═══ Raw data ═══

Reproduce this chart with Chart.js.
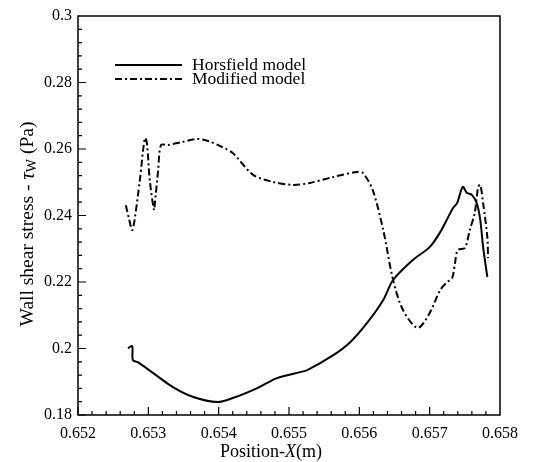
<!DOCTYPE html>
<html>
<head>
<meta charset="utf-8">
<script src="https://cdn.jsdelivr.net/npm/chart.js@4"></script>
<style>
  html, body { margin: 0; padding: 0; background: #fff; }
  #wrap { width: 538px; height: 462px; }
</style>
</head>
<body>
<div id="wrap"><canvas id="wssChart" width="538" height="462"></canvas></div>
<script>
// data
const horsfieldX = [0.65271, 0.65277, 0.65278, 0.65285, 0.65307, 0.65335, 0.65364, 0.65398, 0.65420, 0.65455,
    0.65483, 0.65516, 0.65526, 0.65563, 0.65587, 0.65611, 0.65634, 0.65648, 0.65676, 0.65700,
    0.65715, 0.65733, 0.65739, 0.65747, 0.65753, 0.65760, 0.65767, 0.65772, 0.65776, 0.65782];
const horsfieldY = [0.2001, 0.2007, 0.1965, 0.1959, 0.1926, 0.1884, 0.1854, 0.1839, 0.1851, 0.1881,
    0.1911, 0.1929, 0.1935, 0.1980, 0.2019, 0.2077, 0.2146, 0.2206, 0.2266, 0.2305,
    0.2350, 0.2422, 0.2437, 0.2486, 0.2468, 0.2462, 0.2437, 0.2386, 0.2305, 0.2215];

const modifiedX = [0.65268, 0.65273, 0.65277, 0.65280, 0.65288, 0.65295, 0.65298, 0.65302, 0.65308, 0.65309,
    0.65314, 0.65318, 0.65328, 0.65348, 0.65369, 0.65385, 0.65405, 0.65420, 0.65449, 0.65477,
    0.65506, 0.65530, 0.65563, 0.65597, 0.65605, 0.65619, 0.65634, 0.65648, 0.65662, 0.65683,
    0.65700, 0.65715, 0.65725, 0.65732, 0.65736, 0.65740, 0.65750, 0.65757, 0.65764, 0.65769,
    0.65772, 0.65776, 0.65782, 0.65783];
const modifiedY = [0.2431, 0.2386, 0.2356, 0.2380, 0.2507, 0.2633, 0.2618, 0.2507, 0.2416, 0.2431,
    0.2537, 0.2612, 0.2612, 0.2621, 0.2630, 0.2624, 0.2606, 0.2588, 0.2522, 0.2501,
    0.2492, 0.2498, 0.2516, 0.2531, 0.2528, 0.2477, 0.2356, 0.2206, 0.2116, 0.2062,
    0.2107, 0.2176, 0.2200, 0.2212, 0.2257, 0.2296, 0.2302, 0.2356, 0.2407, 0.2486,
    0.2492, 0.2437, 0.2335, 0.2272];

const xTicks = [0.652, 0.653, 0.654, 0.655, 0.656, 0.657, 0.658];
const xTickLabels = ['0.652', '0.653', '0.654', '0.655', '0.656', '0.657', '0.658'];
const yTicks = [0.18, 0.2, 0.22, 0.24, 0.26, 0.28, 0.3];
const yTickLabels = ['0.18', '0.2', '0.22', '0.24', '0.26', '0.28', '0.3'];

const seriesNames = ['Horsfield model', 'Modified model'];

const serif = "'Liberation Serif', 'Times New Roman', serif";

function toPoints(xs, ys) {
    return xs.map((x, i) => ({ x: x, y: ys[i] }));
}

// frame, inward ticks, axis titles and legend
const decorPlugin = {
    id: 'decor',
    afterDraw(chart) {
        const ctx = chart.ctx;
        const a = chart.chartArea;
        const xs = chart.scales.x;
        const ys = chart.scales.y;
        ctx.save();
        ctx.strokeStyle = '#000';
        ctx.lineWidth = 1.5;
        ctx.strokeRect(a.left, a.top, a.right - a.left, a.bottom - a.top);

        // inward ticks, 4 minor between majors
        ctx.lineWidth = 1.2;
        ctx.beginPath();
        for (let i = 0; i < xTicks.length - 1; i++) {
            for (let k = 0; k < 5; k++) {
                const px = xs.getPixelForValue(xTicks[i] + (xTicks[i + 1] - xTicks[i]) * k / 5);
                const len = k === 0 ? 8 : 4;
                ctx.moveTo(px, a.bottom);
                ctx.lineTo(px, a.bottom - len);
            }
        }
        for (let i = 0; i < yTicks.length - 1; i++) {
            for (let k = 0; k < 5; k++) {
                const py = ys.getPixelForValue(yTicks[i] + (yTicks[i + 1] - yTicks[i]) * k / 5);
                const len = k === 0 ? 8 : 4;
                ctx.moveTo(a.left, py);
                ctx.lineTo(a.left + len, py);
            }
        }
        ctx.stroke();

        ctx.fillStyle = '#000';
        ctx.textBaseline = 'middle';

        // x title: Position-X(m) with italic X
        const parts = [
            { t: 'Position-', f: '18px ' + serif },
            { t: 'X', f: 'italic 18px ' + serif },
            { t: '(m)', f: '18px ' + serif }
        ];
        let total = 0;
        parts.forEach(p => { ctx.font = p.f; total += ctx.measureText(p.t).width; });
        let cx = 271 - total / 2;
        parts.forEach(p => {
            ctx.font = p.f;
            ctx.textAlign = 'left';
            ctx.fillText(p.t, cx, 452);
            cx += ctx.measureText(p.t).width;
        });

        // y title, rotated
        ctx.save();
        ctx.translate(28, 224);
        ctx.rotate(-Math.PI / 2);
        const yparts = [
            { t: 'Wall shear stress - ', f: '19.5px ' + serif, dy: 0 },
            { t: 'τ', f: 'italic 21px ' + serif, dy: 0 },
            { t: 'W', f: '14px ' + serif, dy: 4 },
            { t: ' (Pa)', f: '19.5px ' + serif, dy: 0 }
        ];
        total = 0;
        yparts.forEach(p => { ctx.font = p.f; total += ctx.measureText(p.t).width; });
        cx = -total / 2;
        yparts.forEach(p => {
            ctx.font = p.f;
            ctx.textAlign = 'left';
            ctx.fillText(p.t, cx, p.dy);
            cx += ctx.measureText(p.t).width;
        });
        ctx.restore();

        // legend
        const rows = [65, 79];
        const baselines = [70, 84];
        chart.data.datasets.forEach((ds, i) => {
            ctx.beginPath();
            ctx.lineWidth = ds.borderWidth;
            ctx.setLineDash(ds.borderDash || []);
            ctx.moveTo(115, rows[i]);
            ctx.lineTo(182, rows[i]);
            ctx.stroke();
            ctx.setLineDash([]);
            ctx.font = '17.5px ' + serif;
            ctx.textAlign = 'left';
            ctx.textBaseline = 'alphabetic';
            ctx.fillText(ds.label, 192, baselines[i]);
        });
        ctx.restore();
    }
};

const config = {
    type: 'line',
    data: {
        datasets: [
            {
                label: seriesNames[0],
                data: toPoints(horsfieldX, horsfieldY),
                borderColor: '#000',
                borderWidth: 2,
                pointRadius: 0,
                tension: 0.3,
                fill: false
            },
            {
                label: seriesNames[1],
                data: toPoints(modifiedX, modifiedY),
                borderColor: '#000',
                borderWidth: 2,
                borderDash: [7, 3, 2, 3],
                pointRadius: 0,
                tension: 0.3,
                fill: false
            }
        ]
    },
    options: {
        responsive: false,
        animation: false,
        layout: { padding: { left: 0, top: 16, right: 38, bottom: 0 } },
        plugins: {
            legend: { display: false },
            tooltip: { enabled: false }
        },
        scales: {
            x: {
                type: 'linear',
                min: 0.652,
                max: 0.658,
                afterBuildTicks: axis => { axis.ticks = xTicks.map(v => ({ value: v })); },
                afterFit: axis => { axis.height = 47; },
                grid: { display: false, drawTicks: false },
                border: { display: false },
                ticks: {
                    padding: 9,
                    color: '#000',
                    font: { family: serif, size: 16 },
                    maxRotation: 0,
                    callback: (v) => xTickLabels[xTicks.findIndex(t => Math.abs(t - v) < 1e-7)]
                }
            },
            y: {
                type: 'linear',
                min: 0.18,
                max: 0.3,
                afterBuildTicks: axis => { axis.ticks = yTicks.map(v => ({ value: v })); },
                afterFit: axis => { axis.width = 78; },
                grid: { display: false, drawTicks: false },
                border: { display: false },
                ticks: {
                    padding: 6,
                    color: '#000',
                    font: { family: serif, size: 16 },
                    callback: (v) => yTickLabels[yTicks.findIndex(t => Math.abs(t - v) < 1e-7)]
                }
            }
        }
    },
    plugins: [decorPlugin]
};

new Chart(document.getElementById('wssChart').getContext('2d'), config);
</script>
</body>
</html>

═══

■ Work to be completed: With the pictures left out, restate word for word every line of the data above, from the first down to the line that contains "0.2386, 0.2305, 0.2215];".

■ Response below:
Reproduce this chart with Chart.js.
<!DOCTYPE html>
<html>
<head>
<meta charset="utf-8">
<script src="https://cdn.jsdelivr.net/npm/chart.js@4"></script>
<style>
  html, body { margin: 0; padding: 0; background: #fff; }
  #wrap { width: 538px; height: 462px; }
</style>
</head>
<body>
<div id="wrap"><canvas id="wssChart" width="538" height="462"></canvas></div>
<script>
// data
const horsfieldX = [0.65271, 0.65277, 0.65278, 0.65285, 0.65307, 0.65335, 0.65364, 0.65398, 0.65420, 0.65455,
    0.65483, 0.65516, 0.65526, 0.65563, 0.65587, 0.65611, 0.65634, 0.65648, 0.65676, 0.65700,
    0.65715, 0.65733, 0.65739, 0.65747, 0.65753, 0.65760, 0.65767, 0.65772, 0.65776, 0.65782];
const horsfieldY = [0.2001, 0.2007, 0.1965, 0.1959, 0.1926, 0.1884, 0.1854, 0.1839, 0.1851, 0.1881,
    0.1911, 0.1929, 0.1935, 0.1980, 0.2019, 0.2077, 0.2146, 0.2206, 0.2266, 0.2305,
    0.2350, 0.2422, 0.2437, 0.2486, 0.2468, 0.2462, 0.2437, 0.2386, 0.2305, 0.2215];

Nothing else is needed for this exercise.